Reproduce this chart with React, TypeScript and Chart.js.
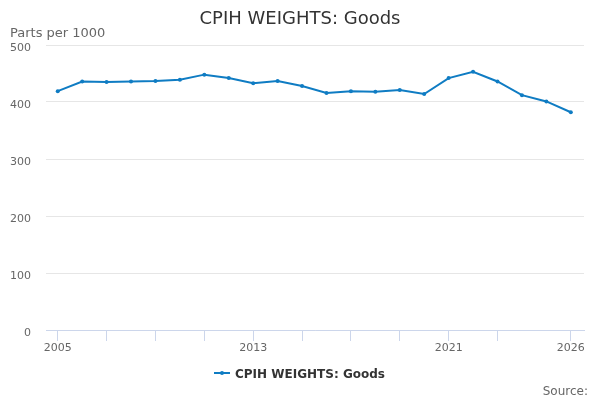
==
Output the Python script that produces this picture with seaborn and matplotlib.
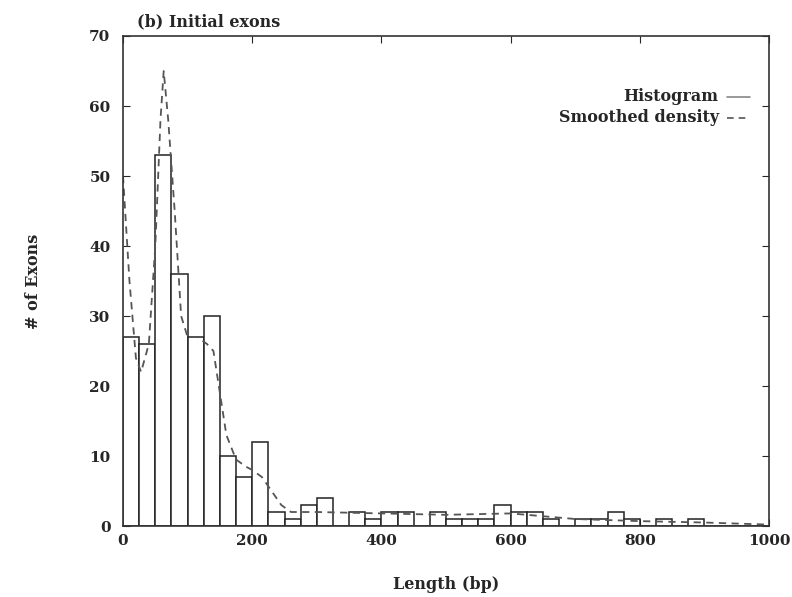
==
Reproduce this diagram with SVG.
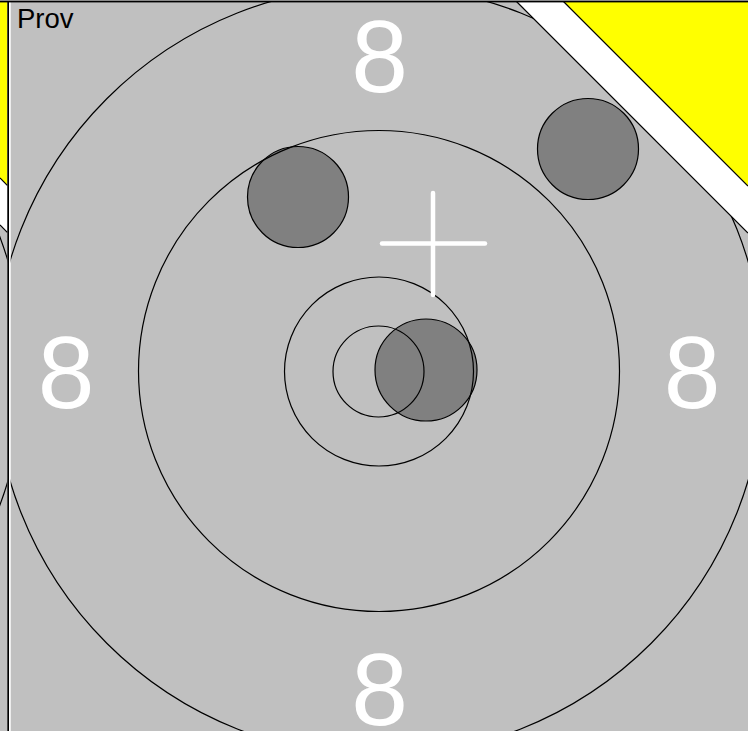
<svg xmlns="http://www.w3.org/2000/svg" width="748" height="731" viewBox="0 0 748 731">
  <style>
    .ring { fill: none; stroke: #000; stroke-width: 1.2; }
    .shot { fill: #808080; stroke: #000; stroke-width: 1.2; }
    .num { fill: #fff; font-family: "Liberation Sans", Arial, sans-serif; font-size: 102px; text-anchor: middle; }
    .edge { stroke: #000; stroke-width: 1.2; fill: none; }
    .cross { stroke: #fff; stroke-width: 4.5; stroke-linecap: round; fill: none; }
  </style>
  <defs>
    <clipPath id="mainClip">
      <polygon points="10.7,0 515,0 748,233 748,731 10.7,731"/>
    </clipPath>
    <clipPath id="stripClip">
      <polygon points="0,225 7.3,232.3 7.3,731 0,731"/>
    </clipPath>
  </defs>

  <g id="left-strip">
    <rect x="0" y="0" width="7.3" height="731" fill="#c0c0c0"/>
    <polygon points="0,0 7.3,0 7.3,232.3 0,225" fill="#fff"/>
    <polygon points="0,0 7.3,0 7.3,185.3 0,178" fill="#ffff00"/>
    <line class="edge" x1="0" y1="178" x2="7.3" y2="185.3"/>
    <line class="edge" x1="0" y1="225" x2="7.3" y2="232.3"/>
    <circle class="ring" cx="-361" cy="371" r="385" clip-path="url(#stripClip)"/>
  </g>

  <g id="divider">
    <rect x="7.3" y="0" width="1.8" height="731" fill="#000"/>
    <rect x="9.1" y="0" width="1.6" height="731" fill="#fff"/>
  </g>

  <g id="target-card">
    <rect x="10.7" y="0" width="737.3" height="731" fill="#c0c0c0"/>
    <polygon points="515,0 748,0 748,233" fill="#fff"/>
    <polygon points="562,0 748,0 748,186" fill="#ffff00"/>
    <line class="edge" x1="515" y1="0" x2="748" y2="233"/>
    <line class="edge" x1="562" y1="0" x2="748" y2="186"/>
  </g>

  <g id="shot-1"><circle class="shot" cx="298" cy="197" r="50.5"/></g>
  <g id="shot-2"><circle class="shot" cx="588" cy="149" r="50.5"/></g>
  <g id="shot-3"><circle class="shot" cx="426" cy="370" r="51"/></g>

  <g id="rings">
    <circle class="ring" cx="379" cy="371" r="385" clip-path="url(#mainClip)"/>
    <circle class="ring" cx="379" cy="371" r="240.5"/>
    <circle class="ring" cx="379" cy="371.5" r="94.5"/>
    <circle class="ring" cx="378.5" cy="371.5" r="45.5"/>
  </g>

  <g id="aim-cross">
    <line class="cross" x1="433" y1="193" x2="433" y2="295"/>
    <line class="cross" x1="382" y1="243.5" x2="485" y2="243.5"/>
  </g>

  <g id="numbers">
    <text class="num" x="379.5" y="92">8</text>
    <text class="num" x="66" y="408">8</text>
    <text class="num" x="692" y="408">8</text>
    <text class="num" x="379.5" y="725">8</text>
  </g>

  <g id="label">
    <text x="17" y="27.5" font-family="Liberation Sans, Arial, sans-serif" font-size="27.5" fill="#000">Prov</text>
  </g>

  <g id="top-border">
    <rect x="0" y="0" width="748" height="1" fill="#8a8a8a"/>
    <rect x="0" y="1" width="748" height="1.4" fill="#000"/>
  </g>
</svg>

- **TASK GOAL**: Out of the material above, select every line that holds the string "with".

- **RESPONSE TO THE TASK**:
Reproduce this chart with React, TypeScript and Chart.js.
Output the Python script that produces this picture with seaborn and matplotlib.
Reproduce this diagram with SVG.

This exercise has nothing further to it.